И мне очень неприятно, что те вещи, которые достаточно ограниченные американцы, для которых все это, в общем, является посторонними и не касающимися их вопросами, понимали 60 лет назад, сегодня не понимают многие мои развитые и разумные соотечественники, для которых это является вопросом личного физического выживания.
Это не значит, конечно, что мы должны или имеем право прощать кому бы то ни было агрессию против русских, как и другие виды разжигания межнациональной розни и дискриминации по национальному признаку.
Это не значит, что мы смеем прощать такую агрессию — наши оппоненты, если им по-христиански подставлять щеку, бьют по ней в лучшем случае бейсбольной битой — такой уж у них обычай.
Да, руководители многих национальностей ведут себя в отношении подвластного им русского населения как фашисты, как крайне агрессивные националисты, как нерусь.
Но «священная война» с ними не должна распространяться на широкие массы подвластных им народов, одурманенных их националистической антирусской пропагандой, — разумеется, вне конкретных враждебных действий, совершаемых конкретными представителями этих масс.
То есть хан или бай, разжигающий и использующий в своих целях ненависть к русскому народу, — враг русского народа.
Подвластный ему и оболваненный им дурак, пока он не совершил преступлений, — не враг, а потенциальный союзник, подлежащий перевоспитанию и, грубо говоря, перевербовке.
Да, интеграционные способности разных народов различны, и русские китайского происхождения появятся намного позже, чем русские происхождения, например, молдавского. Но те, кто знает, например, безупречно русских забайкальских казаков, знает, что при должных усилиях и политике появятся и русские китайцы, хотя и позже.
И поэтому даже Рамзан Кадыров, к которому я отношусь почти как к президенту Путину, если сильно захочет, в принципе может стать русским.
Но вот основная часть владеющих и правящих нашей страной бюрократов русскими стать не смогут, даже если вывернутся наизнанку, — по той же причине, по которой не может стать русской Баба-Яга, всю жизнь жившая с ними бок о бок: они нерусь.

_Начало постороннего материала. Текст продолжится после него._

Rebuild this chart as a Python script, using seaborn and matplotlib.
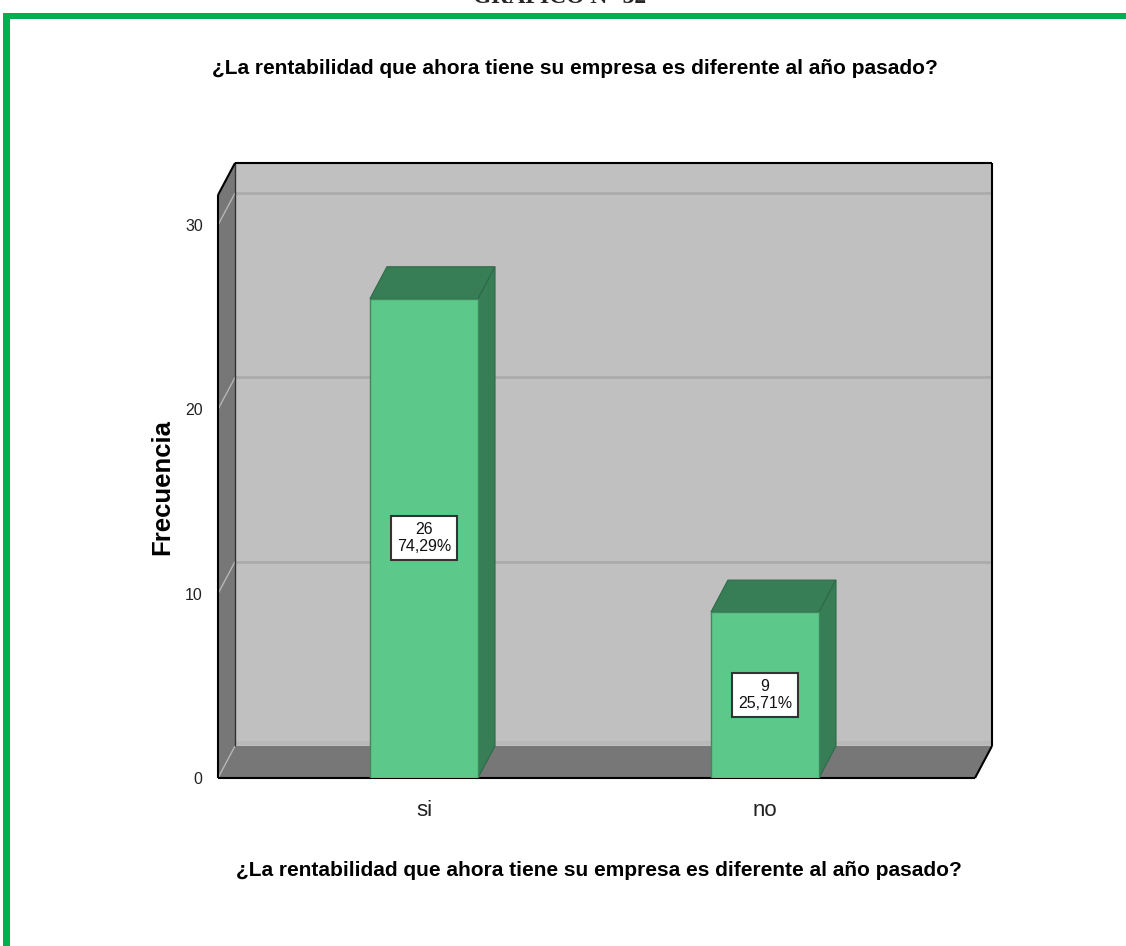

Но не потому, что некоторые из них — лица «кавказской» национальности, а потому, что они — лица национальности «кремлевской».
Ну так получилось: есть москвичи, которые по своей субкультуре отличаются от остальных жителей России, — это я как москвич говорю, а есть кремляди, как их сейчас называют, отличающиеся и от москвичей. Это я говорю как человек, который довольно долго и не один раз работал в Кремле.